A Tale of Two Auctioneers
This article is from the archive of The New York Sun before the launch of its new website in 2022. The Sun has neither altered nor updated such articles but will seek to correct any errors, mis-categorizations or other problems introduced during transfer.
Last Wednesday, as reporters waited in Christie’s frigid auction room for the night’s record-breaking Impressionist and Modern Art sale to begin, they kept themselves occupied with a little game: Are you a Tobias person or a Christopher person?
If you haven’t been reading the slightly fervid coverage of the past week’s sales, you might wonder who these people are to inspire such a debate. They’re Tobias Meyer and Christopher Burge, the chief auctioneers at Sotheby’s and Christie’s, respectively. As unlike each other as, say, a John Currin painting is to a Constable, or a Gerhard Richter is to a Renoir, the two men each have their admirers. And both will be in action again this week, at the auction of postwar and contemporary art at Sotheby’s tonight and at Christie’s tomorrow night.
Mr. Meyer, who is also Sotheby’s worldwide head of contemporary art, is German, in his early 40s, and looks like a Helmut Lang model. He is more of a celebrity outside of the auction world than Mr. Burge, having been the subject of a New Yorker profile, which described, among other things, his “sculptural” head, his Savile Row suits, and the dramatically designed apartment he shares in the Time Warner building with his partner, the art adviser Mark Fletcher.
At the podium, Mr. Meyer is cool and unflappable, to the point of being inexpressive. “Tobias definitely has a certain star quality, and with that comes a certain inaccessibility,” an art consultant, Uta Scharf, said.
He “probably would not break a sweat in 120-degree weather,” a collector, who asked not to be named, joked.
Yet he’s undeniably glamorous, his German accent adding, as the dealer Mark Murray said,”a Bondian, international flavor to the auctions he takes.”
Mr. Burge, who is English and in his late 50s, has a more apparently casual, but no less powerful style. His appearance –– white hair, glasses –– is not as distinctive as Mr. Meyer’s, but is warm and friendly. He looks like your favorite uncle, if your favorite uncle were a British gentleman. When he leans over the podium to tease bidders, there is always a twinkle in his eye.
After last week’s sales, the art blogger Lee Rosenbaum called Mr. Burge a “master showman” and said that his “brisk pace and quick-witted repartee were in sharp contrast to the stolid, if solid, Impressionist/modern disposals at Sotheby’s the night before.”
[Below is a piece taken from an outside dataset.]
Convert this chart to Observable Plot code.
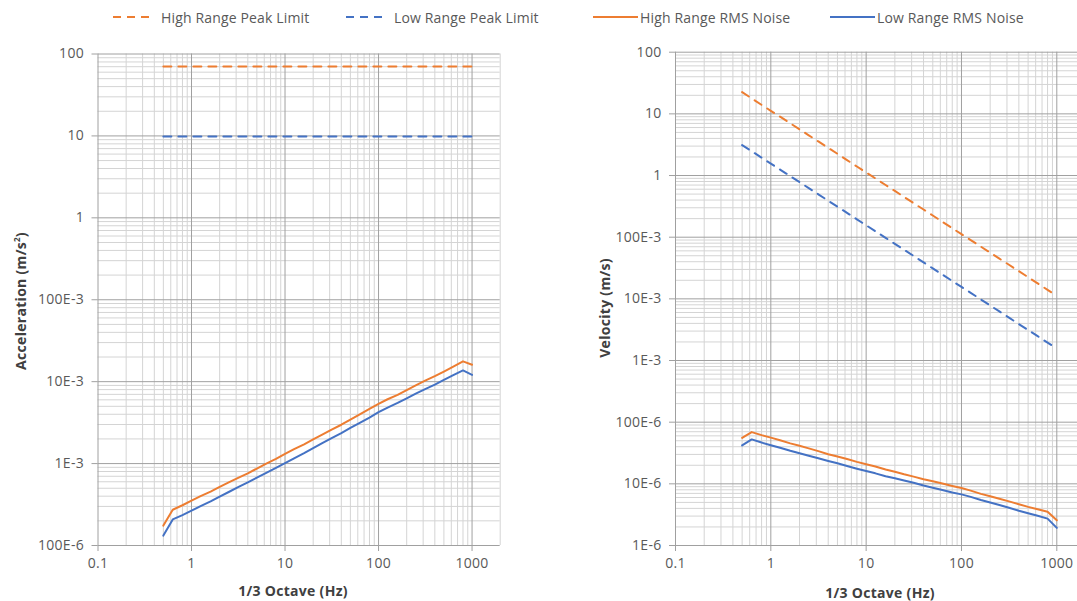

Within the art world, Mr. Meyer is admired for his knowledge of and passion for contemporary art, while Mr. Burge is praised as a master auctioneer.
The publisher and collector Peter Brant, who described Mr. Meyer and Mr. Burge as “both very effective,” described Mr. Meyer as somewhat more of a connoisseur.
“He is very involved in the art on a daily basis,” Mr. Brant said. “In many cases, he’s been very much a part of getting the things that are in the sale, so you can see that closeness emotionally.”
Mr. Burge, by contrast, he described as “the quintessential auctioneer: he could sell horses, or he could sell art. He’s very savvy.”
That doesn’t mean, though, that Mr. Meyer isn’t a businessman. For some buyers, his slick demeanor actually brings the financial aspect more to the fore.
“I find that it’s a lot easier to buy from an English gentleman up there on the stand,” the dealer Maxwell Davidson IV said. “There’s an innocence to it almost.”With Mr. Meyer, he added, “it’s much more businesslike up there.”
Mr. Burge is charmingly down-toearth. He got into a semantic back-andforth with Christie’s president, Marc Porter, at the press conference after last week’s sale, when a reporter asked if the four Klimts being sold by Maria Altmann all went to individual buyers. Mr. Burge nodded. “Well, the buyers are anonymous, and anonymous buyers are usually individuals,” he said, looking to Mr. Porter to ask if that characterization was fair.
“Ah, I think our anonymous buyers would prefer to be identified as… anonymous,” Mr. Porter said.
Maybe it was Mr. Burge’s fatigue, but it almost looked like he was rolling his eyes.
Mr. Meyer’s and Mr. Burge’s pre-auction routines match their personalities. Before an evening sale, Mr. Meyer takes a nap, maybe drinks some tea.
Mr. Burge has a scotch.
To Ms. Scharf, who is consults with clients in New York and Berlin, the difference between the two men has its root in their nationalities. “The very Germanic, very correct way of doing things is definitely apparent in Tobias, whereas Christopher Burge is the English gentleman who doesn’t take himself too seriously,” she said. “He’s doing things correctly, obviously, but with this English humor. I think it’s very much the difference between being German and being British.”